+++ Extracted material

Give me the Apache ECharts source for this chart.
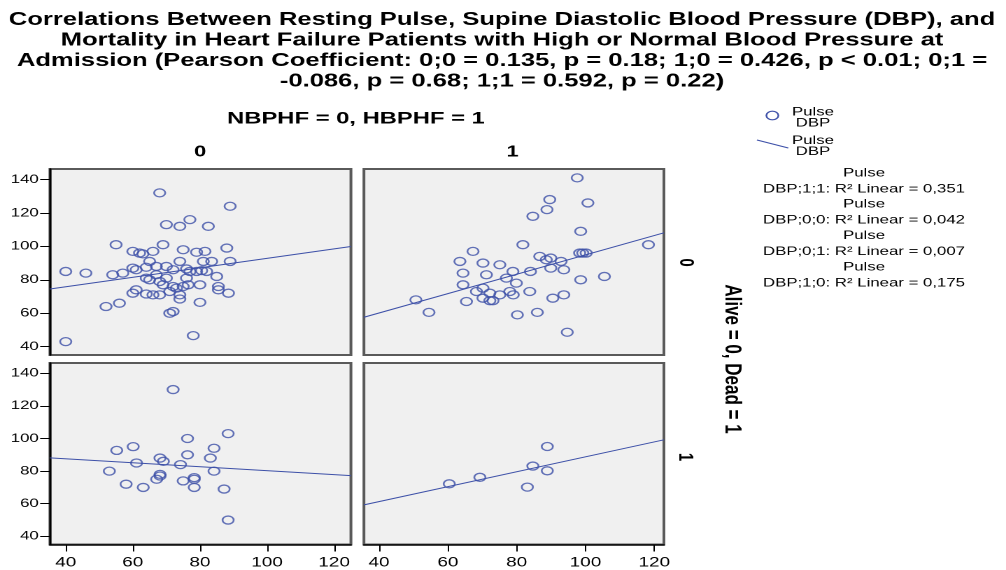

++++++
+++ Extracted material

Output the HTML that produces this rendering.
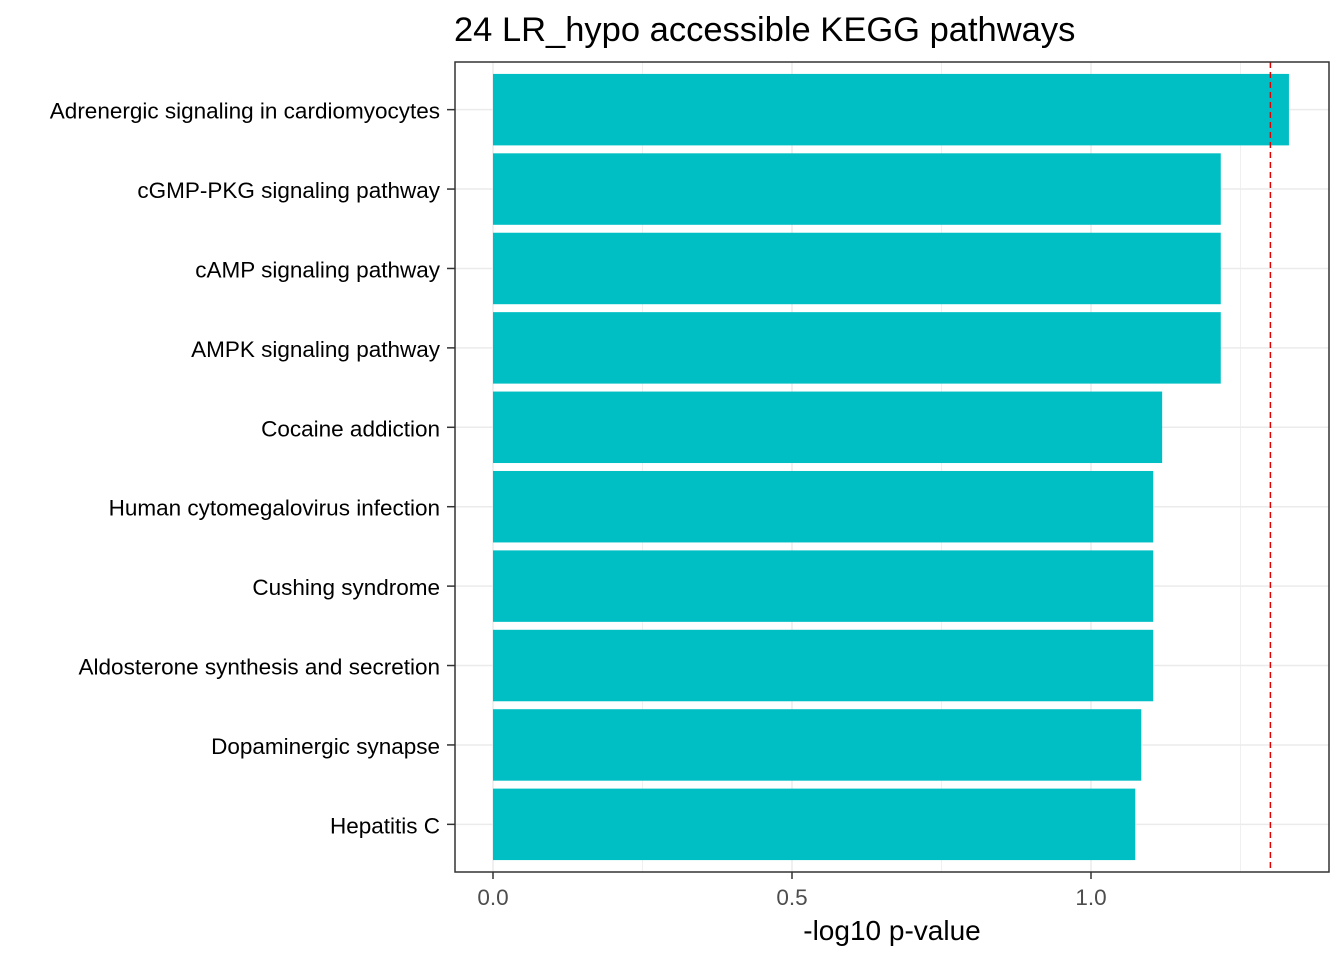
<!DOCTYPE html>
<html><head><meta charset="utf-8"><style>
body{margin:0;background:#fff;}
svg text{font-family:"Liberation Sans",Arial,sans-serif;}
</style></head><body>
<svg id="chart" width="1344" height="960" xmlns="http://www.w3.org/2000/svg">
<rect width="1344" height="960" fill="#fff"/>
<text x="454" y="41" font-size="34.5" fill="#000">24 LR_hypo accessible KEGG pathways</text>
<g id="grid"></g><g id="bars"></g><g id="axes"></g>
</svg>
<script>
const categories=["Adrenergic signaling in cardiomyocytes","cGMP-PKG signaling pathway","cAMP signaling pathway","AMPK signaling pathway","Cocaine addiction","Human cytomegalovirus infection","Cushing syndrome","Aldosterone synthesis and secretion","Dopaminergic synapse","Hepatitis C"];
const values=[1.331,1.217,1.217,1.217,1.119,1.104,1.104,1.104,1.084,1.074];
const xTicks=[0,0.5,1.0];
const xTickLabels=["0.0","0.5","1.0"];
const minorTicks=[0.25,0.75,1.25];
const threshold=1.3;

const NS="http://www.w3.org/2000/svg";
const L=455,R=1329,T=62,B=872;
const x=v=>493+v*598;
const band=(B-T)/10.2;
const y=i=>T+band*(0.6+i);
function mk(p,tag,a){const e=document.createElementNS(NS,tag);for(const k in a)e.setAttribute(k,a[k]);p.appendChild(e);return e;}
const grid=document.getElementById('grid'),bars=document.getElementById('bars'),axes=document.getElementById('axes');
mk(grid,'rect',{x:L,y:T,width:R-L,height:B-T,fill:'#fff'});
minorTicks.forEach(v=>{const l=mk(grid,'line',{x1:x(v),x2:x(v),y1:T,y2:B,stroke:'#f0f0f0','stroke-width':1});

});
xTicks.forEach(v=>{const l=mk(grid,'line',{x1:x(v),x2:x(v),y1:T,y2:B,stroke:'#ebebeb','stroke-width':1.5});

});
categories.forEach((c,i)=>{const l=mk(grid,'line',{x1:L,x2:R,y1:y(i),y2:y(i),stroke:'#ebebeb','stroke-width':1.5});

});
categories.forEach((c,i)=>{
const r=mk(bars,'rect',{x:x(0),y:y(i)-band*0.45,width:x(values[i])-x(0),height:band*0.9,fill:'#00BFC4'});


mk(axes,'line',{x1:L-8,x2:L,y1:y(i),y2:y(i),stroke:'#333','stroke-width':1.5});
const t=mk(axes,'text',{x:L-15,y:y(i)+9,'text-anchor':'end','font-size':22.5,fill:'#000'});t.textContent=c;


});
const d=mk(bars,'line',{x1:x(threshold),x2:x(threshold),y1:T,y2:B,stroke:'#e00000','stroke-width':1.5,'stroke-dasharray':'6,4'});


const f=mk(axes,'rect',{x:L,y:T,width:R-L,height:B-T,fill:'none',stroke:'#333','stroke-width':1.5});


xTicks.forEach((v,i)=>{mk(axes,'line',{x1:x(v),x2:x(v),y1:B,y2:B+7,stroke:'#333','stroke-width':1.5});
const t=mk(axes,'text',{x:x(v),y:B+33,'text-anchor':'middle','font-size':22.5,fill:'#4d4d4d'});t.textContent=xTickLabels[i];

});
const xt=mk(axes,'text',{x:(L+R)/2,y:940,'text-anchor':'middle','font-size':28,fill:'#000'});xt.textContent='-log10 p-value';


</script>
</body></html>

++++++
+++ Extracted material

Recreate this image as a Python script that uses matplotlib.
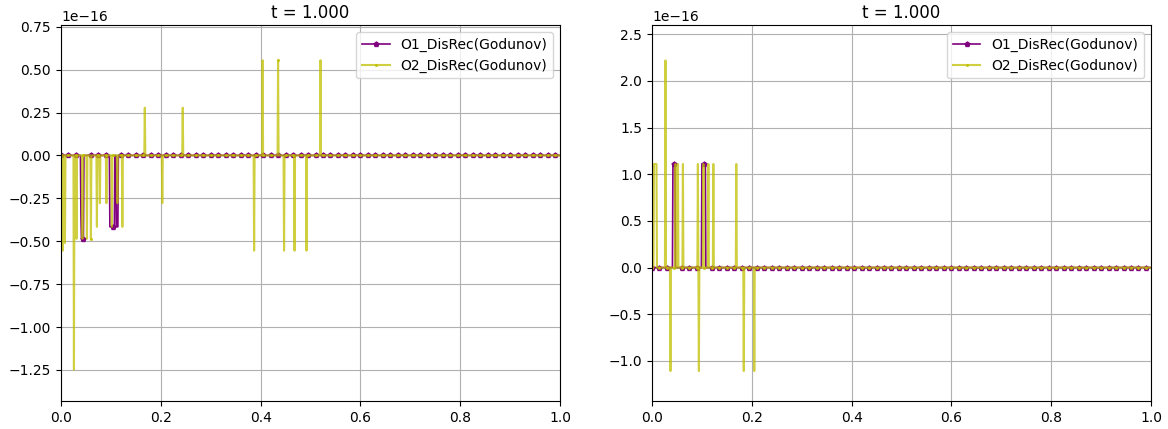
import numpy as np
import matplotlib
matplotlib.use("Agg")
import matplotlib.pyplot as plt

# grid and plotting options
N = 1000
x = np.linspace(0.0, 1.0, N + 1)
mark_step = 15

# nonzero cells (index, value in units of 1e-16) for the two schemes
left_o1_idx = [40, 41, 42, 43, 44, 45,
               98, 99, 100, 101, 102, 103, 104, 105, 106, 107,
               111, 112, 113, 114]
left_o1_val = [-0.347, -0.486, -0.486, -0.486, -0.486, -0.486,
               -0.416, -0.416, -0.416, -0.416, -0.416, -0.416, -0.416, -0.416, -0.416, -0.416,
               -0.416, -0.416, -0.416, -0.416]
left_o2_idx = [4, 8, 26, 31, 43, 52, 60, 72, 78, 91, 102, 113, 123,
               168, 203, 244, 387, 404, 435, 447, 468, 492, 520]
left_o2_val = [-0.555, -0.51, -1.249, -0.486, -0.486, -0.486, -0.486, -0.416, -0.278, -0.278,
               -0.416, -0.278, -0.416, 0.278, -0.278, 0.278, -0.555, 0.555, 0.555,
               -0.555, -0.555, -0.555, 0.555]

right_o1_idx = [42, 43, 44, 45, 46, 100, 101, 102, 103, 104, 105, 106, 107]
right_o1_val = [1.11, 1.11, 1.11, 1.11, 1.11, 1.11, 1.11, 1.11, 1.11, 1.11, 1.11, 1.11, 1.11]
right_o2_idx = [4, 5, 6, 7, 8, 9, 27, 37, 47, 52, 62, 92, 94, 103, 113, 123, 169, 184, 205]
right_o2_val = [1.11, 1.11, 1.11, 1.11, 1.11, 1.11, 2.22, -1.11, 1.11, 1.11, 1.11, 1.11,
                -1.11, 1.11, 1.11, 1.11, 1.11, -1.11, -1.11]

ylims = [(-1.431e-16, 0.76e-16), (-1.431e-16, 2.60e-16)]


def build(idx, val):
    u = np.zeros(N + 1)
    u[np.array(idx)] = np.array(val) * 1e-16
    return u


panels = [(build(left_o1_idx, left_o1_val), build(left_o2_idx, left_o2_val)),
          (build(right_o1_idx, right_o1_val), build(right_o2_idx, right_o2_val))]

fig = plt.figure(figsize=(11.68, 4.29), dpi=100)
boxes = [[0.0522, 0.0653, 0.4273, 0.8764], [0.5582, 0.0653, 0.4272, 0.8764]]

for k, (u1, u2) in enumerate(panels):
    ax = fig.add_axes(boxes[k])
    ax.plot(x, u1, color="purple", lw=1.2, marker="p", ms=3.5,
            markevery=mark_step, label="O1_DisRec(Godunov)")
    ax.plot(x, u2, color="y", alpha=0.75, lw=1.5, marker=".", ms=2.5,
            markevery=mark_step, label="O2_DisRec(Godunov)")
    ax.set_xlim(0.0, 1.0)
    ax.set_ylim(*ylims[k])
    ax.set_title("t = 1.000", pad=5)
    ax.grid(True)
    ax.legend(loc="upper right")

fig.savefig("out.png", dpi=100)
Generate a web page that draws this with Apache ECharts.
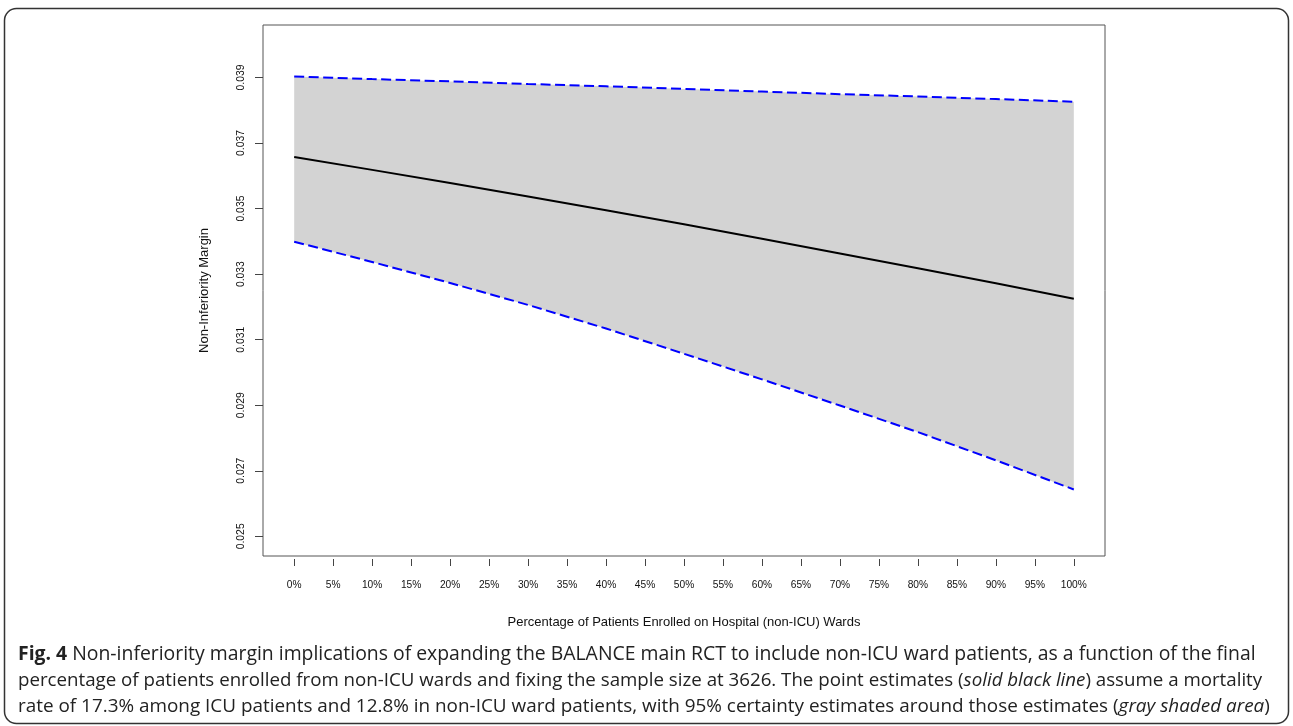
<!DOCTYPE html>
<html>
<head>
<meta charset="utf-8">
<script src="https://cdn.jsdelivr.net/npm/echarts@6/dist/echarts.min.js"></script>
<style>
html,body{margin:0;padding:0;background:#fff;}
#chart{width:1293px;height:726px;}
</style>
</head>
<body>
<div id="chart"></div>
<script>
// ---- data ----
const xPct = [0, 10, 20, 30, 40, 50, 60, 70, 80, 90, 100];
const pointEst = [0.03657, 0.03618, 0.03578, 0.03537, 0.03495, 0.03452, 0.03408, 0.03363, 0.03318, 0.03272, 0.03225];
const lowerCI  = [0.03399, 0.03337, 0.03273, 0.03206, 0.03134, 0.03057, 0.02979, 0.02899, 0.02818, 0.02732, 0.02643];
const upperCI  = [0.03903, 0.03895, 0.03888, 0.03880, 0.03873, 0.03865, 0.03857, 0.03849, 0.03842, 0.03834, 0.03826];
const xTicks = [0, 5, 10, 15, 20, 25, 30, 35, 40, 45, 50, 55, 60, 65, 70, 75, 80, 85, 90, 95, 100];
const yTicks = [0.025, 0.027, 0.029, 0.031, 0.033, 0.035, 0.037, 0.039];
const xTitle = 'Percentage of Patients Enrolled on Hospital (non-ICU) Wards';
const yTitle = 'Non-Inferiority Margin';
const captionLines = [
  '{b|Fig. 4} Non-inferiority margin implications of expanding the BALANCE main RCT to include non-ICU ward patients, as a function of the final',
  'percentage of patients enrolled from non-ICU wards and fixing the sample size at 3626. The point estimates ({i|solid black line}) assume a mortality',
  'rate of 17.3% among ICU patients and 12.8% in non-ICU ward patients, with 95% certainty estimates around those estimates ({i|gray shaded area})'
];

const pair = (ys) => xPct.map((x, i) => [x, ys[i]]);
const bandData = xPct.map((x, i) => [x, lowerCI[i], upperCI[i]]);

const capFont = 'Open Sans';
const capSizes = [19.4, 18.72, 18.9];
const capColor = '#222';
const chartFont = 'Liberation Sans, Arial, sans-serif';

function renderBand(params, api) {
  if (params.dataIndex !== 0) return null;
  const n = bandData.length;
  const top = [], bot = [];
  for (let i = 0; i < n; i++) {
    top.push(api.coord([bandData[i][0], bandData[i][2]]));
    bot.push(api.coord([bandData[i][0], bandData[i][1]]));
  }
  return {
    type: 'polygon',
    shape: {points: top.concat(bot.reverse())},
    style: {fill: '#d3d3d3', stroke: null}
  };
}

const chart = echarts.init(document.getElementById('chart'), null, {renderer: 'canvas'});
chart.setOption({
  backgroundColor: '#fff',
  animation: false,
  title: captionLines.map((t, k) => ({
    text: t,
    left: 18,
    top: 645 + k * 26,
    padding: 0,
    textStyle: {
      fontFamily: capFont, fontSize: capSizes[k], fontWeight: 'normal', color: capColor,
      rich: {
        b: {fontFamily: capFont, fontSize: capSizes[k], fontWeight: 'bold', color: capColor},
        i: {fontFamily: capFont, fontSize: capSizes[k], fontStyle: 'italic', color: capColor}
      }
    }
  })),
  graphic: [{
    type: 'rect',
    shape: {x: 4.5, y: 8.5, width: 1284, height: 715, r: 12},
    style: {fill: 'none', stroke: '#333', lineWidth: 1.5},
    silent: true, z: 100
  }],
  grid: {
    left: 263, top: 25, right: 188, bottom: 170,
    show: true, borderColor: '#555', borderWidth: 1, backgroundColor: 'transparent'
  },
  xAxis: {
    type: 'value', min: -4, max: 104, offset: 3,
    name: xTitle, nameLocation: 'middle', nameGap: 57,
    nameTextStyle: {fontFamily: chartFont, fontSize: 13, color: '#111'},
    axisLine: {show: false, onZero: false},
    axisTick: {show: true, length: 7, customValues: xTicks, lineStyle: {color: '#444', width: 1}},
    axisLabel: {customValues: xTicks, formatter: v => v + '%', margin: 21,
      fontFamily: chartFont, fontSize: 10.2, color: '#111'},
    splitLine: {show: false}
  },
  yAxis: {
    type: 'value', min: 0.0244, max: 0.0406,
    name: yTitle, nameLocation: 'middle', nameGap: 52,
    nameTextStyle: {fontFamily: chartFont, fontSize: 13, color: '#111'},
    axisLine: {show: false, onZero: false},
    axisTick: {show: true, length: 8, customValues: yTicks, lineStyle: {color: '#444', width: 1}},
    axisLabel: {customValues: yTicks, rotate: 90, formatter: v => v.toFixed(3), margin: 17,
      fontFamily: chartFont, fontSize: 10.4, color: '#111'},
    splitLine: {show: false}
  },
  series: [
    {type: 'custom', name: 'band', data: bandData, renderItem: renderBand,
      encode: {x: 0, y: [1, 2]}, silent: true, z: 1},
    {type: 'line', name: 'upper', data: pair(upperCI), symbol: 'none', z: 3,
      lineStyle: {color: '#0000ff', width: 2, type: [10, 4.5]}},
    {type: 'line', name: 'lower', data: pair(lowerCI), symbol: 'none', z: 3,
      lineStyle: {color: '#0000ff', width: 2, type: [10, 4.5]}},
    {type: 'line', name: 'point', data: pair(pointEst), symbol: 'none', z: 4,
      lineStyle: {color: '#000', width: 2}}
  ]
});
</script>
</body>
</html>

++++++

● Task to complete: Return only the number of lines in the data that contain "Apache".

● Written answer: 2